----- Available records -----
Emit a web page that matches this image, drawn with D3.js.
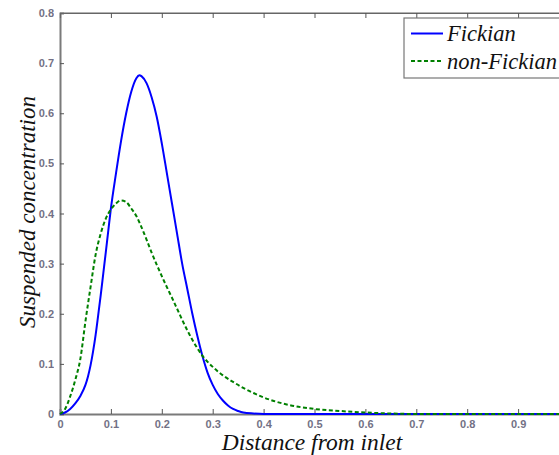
<!DOCTYPE html>
<html><head><meta charset="utf-8">
<script src="https://cdn.jsdelivr.net/npm/d3@7"></script>
<style>html,body{margin:0;padding:0;background:#fff;overflow:hidden}</style>
</head><body>
<svg id="chart" width="559" height="455"></svg>
<script>
const xTicks = [0,0.1,0.2,0.3,0.4,0.5,0.6,0.7,0.8,0.9];
const yTicks = [0,0.1,0.2,0.3,0.4,0.5,0.6,0.7,0.8];
const seriesNames = ["Fickian","non-Fickian"];
const fickX = [0,0.01,0.02,0.03,0.04,0.05,0.055,0.06,0.065,0.07,0.075,0.08,0.085,0.09,0.095,0.10,0.11,0.12,0.13,0.14,0.15,0.156,0.16,0.17,0.18,0.19,0.20,0.21,0.22,0.23,0.24,0.25,0.26,0.27,0.28,0.29,0.30,0.31,0.32,0.33,0.34,0.35,0.36,0.38,0.40,0.5,0.6,0.7,0.8,0.9,1.0];
const fickY = [0,0.003,0.01,0.021,0.036,0.058,0.075,0.097,0.125,0.158,0.197,0.237,0.28,0.323,0.367,0.41,0.48,0.545,0.60,0.643,0.67,0.676,0.674,0.66,0.632,0.593,0.54,0.48,0.42,0.36,0.30,0.25,0.20,0.155,0.115,0.082,0.058,0.04,0.027,0.017,0.01,0.006,0.003,0.001,0,0,0,0,0,0,0];
const nonFickX = [0,0.01,0.02,0.03,0.04,0.05,0.06,0.07,0.08,0.09,0.10,0.11,0.12,0.13,0.14,0.15,0.16,0.17,0.18,0.19,0.20,0.21,0.22,0.23,0.24,0.25,0.26,0.27,0.28,0.29,0.30,0.31,0.32,0.34,0.36,0.38,0.40,0.42,0.45,0.50,0.55,0.60,0.65,0.70,0.8,0.9,1.0];
const nonFickY = [0,0.01,0.035,0.068,0.11,0.185,0.253,0.318,0.36,0.39,0.408,0.42,0.426,0.423,0.41,0.395,0.373,0.348,0.322,0.298,0.275,0.253,0.232,0.21,0.188,0.167,0.148,0.131,0.116,0.104,0.094,0.085,0.077,0.064,0.052,0.042,0.033,0.026,0.018,0.01,0.006,0.003,0.001,0,0,0,0];

const svg = d3.select("#chart");
const x = d3.scaleLinear().domain([0,1]).range([60,569]);
const y = d3.scaleLinear().domain([0,0.8]).range([414,13]);

svg.append("line").attr("x1",x(0)).attr("x2",569).attr("y1",y(0.8)).attr("y2",y(0.8))
  .attr("stroke","#666").attr("stroke-width",1.2);

const gx = svg.append("g").attr("transform","translate(0,"+y(0)+")")
  .call(d3.axisBottom(x).tickValues(xTicks).tickSize(-5).tickPadding(6).tickFormat(d=>d===0?"0":d3.format(".1f")(d)));
const gy = svg.append("g").attr("transform","translate("+x(0)+",0)")
  .call(d3.axisLeft(y).tickValues(yTicks).tickSize(-4).tickPadding(6).tickFormat(d=>d===0?"0":d3.format(".1f")(d)));
const gt = svg.append("g").attr("transform","translate(0,"+y(0.8)+")")
  .call(d3.axisTop(x).tickValues(xTicks.slice(1)).tickSize(-5).tickFormat(""));
[gx,gy,gt].forEach(g=>{
  g.select(".domain").attr("stroke","#7a7a7a").attr("stroke-width",2);
  g.selectAll(".tick line").attr("stroke","#555");
  g.selectAll("text").attr("fill","#5a5870").attr("font-family","Liberation Sans, Arial, sans-serif").attr("font-size",11).attr("font-weight","bold").attr("opacity",0.85);
});
gt.select(".domain").attr("stroke","#666").attr("stroke-width",1.2);

const line = d3.line().x(d=>x(d[0])).y(d=>y(d[1])).curve(d3.curveMonotoneX);
const fick = fickX.map((v,i)=>[v,fickY[i]]);
const nonFick = nonFickX.map((v,i)=>[v,nonFickY[i]]);

svg.append("path").datum(fick).attr("d",line).attr("fill","none")
  .attr("stroke","#0000ff").attr("stroke-width",2);
svg.append("path").datum(nonFick).attr("d",line).attr("fill","none")
  .attr("stroke","#008000").attr("stroke-width",2).attr("stroke-dasharray","4,2.5");

// legend
const lg = svg.append("g");
lg.append("rect").attr("x",404).attr("y",18).attr("width",170).attr("height",60)
  .attr("fill","#fff").attr("stroke","#777").attr("stroke-width",1.2);
const items = [{name:seriesNames[0],color:"#0000ff",dash:null,yy:33.5},{name:seriesNames[1],color:"#008000",dash:"4,2.5",yy:61}];
items.forEach(it=>{
  lg.append("line").attr("x1",411).attr("x2",443).attr("y1",it.yy).attr("y2",it.yy)
    .attr("stroke",it.color).attr("stroke-width",2).attr("stroke-dasharray",it.dash);
  lg.append("text").attr("x",447).attr("y",it.yy+7.5).text(it.name)
    .attr("font-family","Liberation Serif, Times New Roman, serif").attr("font-style","italic")
    .attr("font-size",22.5).attr("fill","#111");
});

// axis labels
svg.append("text").attr("x",312).attr("y",450).attr("text-anchor","middle")
  .attr("font-family","Liberation Serif, Times New Roman, serif").attr("font-style","italic")
  .attr("font-size",23.5).attr("fill","#111").text("Distance from inlet");
svg.append("text").attr("transform","translate(35,212) rotate(-90)").attr("text-anchor","middle")
  .attr("font-family","Liberation Serif, Times New Roman, serif").attr("font-style","italic")
  .attr("font-size",23).attr("fill","#111").text("Suspended concentration");
</script>
</body></html>
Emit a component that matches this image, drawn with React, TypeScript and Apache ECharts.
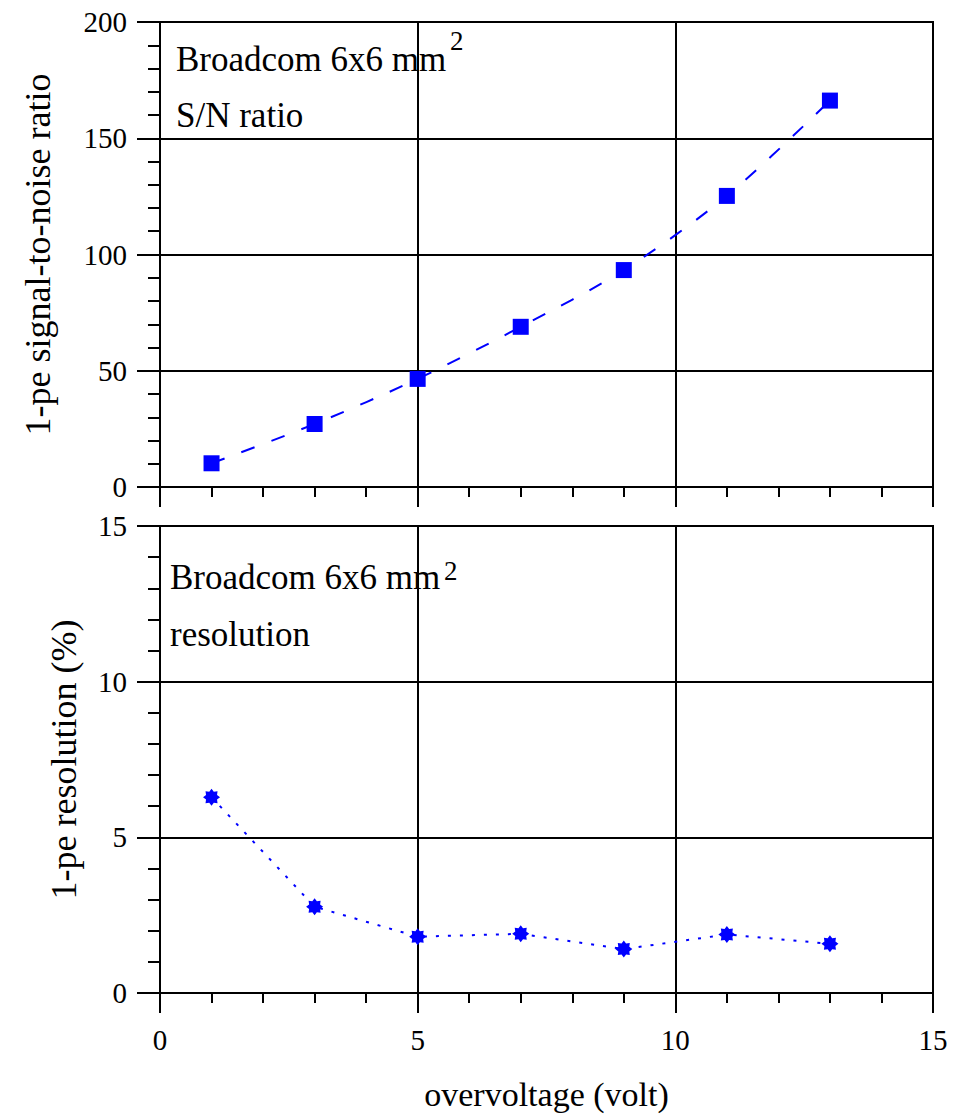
import React, { useEffect, useRef } from "react";
import * as echarts from "echarts";

// ---- data ----
const overvoltage = [1, 3, 5, 7, 9, 11, 13];
const snrValues = [10.2, 27.1, 46.5, 68.9, 93.3, 125.2, 166.2];
const resolutionValues = [6.29, 2.77, 1.81, 1.9, 1.41, 1.88, 1.58];
const xTicks = { min: 0, max: 15, interval: 5 };
const snrTicks = { min: 0, max: 200, interval: 50 };
const resTicks = { min: 0, max: 15, interval: 5 };

const FONT = "Liberation Serif";
const BLUE = "#0000ff";

// 8-point star marker
function starPath(): string {
  const pts: string[] = [];
  const n = 16;
  for (let i = 0; i < n; i++) {
    const r = i % 2 === 0 ? 10 : 7;
    const a = (Math.PI * 2 * i) / n - Math.PI / 2;
    const x = (10 + r * Math.cos(a)).toFixed(2);
    const y = (10 + r * Math.sin(a)).toFixed(2);
    pts.push((i === 0 ? "M" : "L") + x + " " + y);
  }
  return "path://" + pts.join(" ") + " Z";
}

export default function App() {
  const ref = useRef<HTMLDivElement>(null);
  useEffect(() => {
    document.body.style.margin = "0";
    if (!ref.current) return;
    const chart = echarts.init(ref.current, undefined, { renderer: "svg" });

    const axisLineStyle = { color: "#000", width: 2 };
    const xAxisCommon = (gridIndex: number, showLabels: boolean) => ({
      type: "value" as const,
      gridIndex,
      min: xTicks.min,
      max: xTicks.max,
      interval: xTicks.interval,
      axisLine: { show: true, onZero: false, lineStyle: axisLineStyle },
      axisTick: { show: true, inside: false, length: 20, lineStyle: axisLineStyle },
      minorTick: { show: true, splitNumber: 5, length: 10, lineStyle: { color: "#000", width: 2 } },
      splitLine: { show: true, lineStyle: { color: "#000", width: 2 } },
      axisLabel: {
        show: showLabels,
        fontFamily: FONT,
        fontSize: 29,
        color: "#000",
        margin: 32,
      },
      ...(showLabels
        ? {
            name: "overvoltage (volt)",
            nameLocation: "middle" as const,
            nameGap: 84,
            nameTextStyle: { fontFamily: FONT, fontSize: 34, color: "#000" },
          }
        : {}),
    });

    const yAxisCommon = (
      gridIndex: number,
      ticks: { min: number; max: number; interval: number },
      name: string,
      nameGap: number
    ) => ({
      type: "value" as const,
      gridIndex,
      min: ticks.min,
      max: ticks.max,
      interval: ticks.interval,
      name,
      nameLocation: "middle" as const,
      nameGap,
      nameTextStyle: { fontFamily: FONT, fontSize: 36, color: "#000" },
      axisLine: { show: true, onZero: false, lineStyle: axisLineStyle },
      axisTick: { show: true, inside: false, length: 23, lineStyle: axisLineStyle },
      minorTick: { show: true, splitNumber: 5, length: 12, lineStyle: { color: "#000", width: 2 } },
      splitLine: { show: true, lineStyle: { color: "#000", width: 2 } },
      axisLabel: { fontFamily: FONT, fontSize: 29, color: "#000", margin: 33 },
    });

    const noteStyle = { fontFamily: FONT, fontSize: 35, fill: "#000", verticalAlign: "middle" };
    const supStyle = { fontFamily: FONT, fontSize: 27, fill: "#000", verticalAlign: "middle" };

    const option: any = {
      animation: false,
      backgroundColor: "#fff",
      grid: [
        { left: 160, right: 27, top: 22, height: 465, show: true, borderColor: "#000", borderWidth: 2, backgroundColor: "transparent" },
        { left: 160, right: 27, top: 526, height: 467, show: true, borderColor: "#000", borderWidth: 2, backgroundColor: "transparent" },
      ],
      xAxis: [xAxisCommon(0, false), xAxisCommon(1, true)],
      yAxis: [
        yAxisCommon(0, snrTicks, "1-pe signal-to-noise ratio", 104),
        yAxisCommon(1, resTicks, "1-pe resolution (%)", 78),
      ],
      series: [
        {
          type: "line",
          xAxisIndex: 0,
          yAxisIndex: 0,
          data: overvoltage.map((x, i) => [x, snrValues[i]]),
          symbol: "rect",
          symbolSize: 16,
          smooth: 0.3,
          itemStyle: { color: BLUE },
          lineStyle: { color: BLUE, width: 2, type: [14, 18] },
        },
        {
          type: "line",
          xAxisIndex: 1,
          yAxisIndex: 1,
          data: overvoltage.map((x, i) => [x, resolutionValues[i]]),
          symbol: starPath(),
          symbolSize: 17,
          itemStyle: { color: BLUE },
          lineStyle: { color: BLUE, width: 2, type: [3, 9] },
        },
      ],
      graphic: [
        { type: "text", x: 176, y: 59, style: { ...noteStyle, text: "Broadcom 6x6 mm" } },
        { type: "text", x: 450, y: 41, style: { ...supStyle, text: "2" } },
        { type: "text", x: 176, y: 115, style: { ...noteStyle, text: "S/N ratio" } },
        { type: "text", x: 170, y: 577, style: { ...noteStyle, text: "Broadcom 6x6 mm" } },
        { type: "text", x: 444, y: 571, style: { ...supStyle, text: "2" } },
        { type: "text", x: 170, y: 634, style: { ...noteStyle, text: "resolution" } },
      ],
    };
    chart.setOption(option);
    return () => chart.dispose();
  }, []);
  return <div ref={ref} style={{ width: 960, height: 1115, position: "absolute", left: 0, top: 0 }} />;
}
-----
Whichever lines contain the string "that", select and copy them.

Emit a web page that matches this image, drawn with D3.js.
Emit a component that matches this image, drawn with React, TypeScript and Apache ECharts.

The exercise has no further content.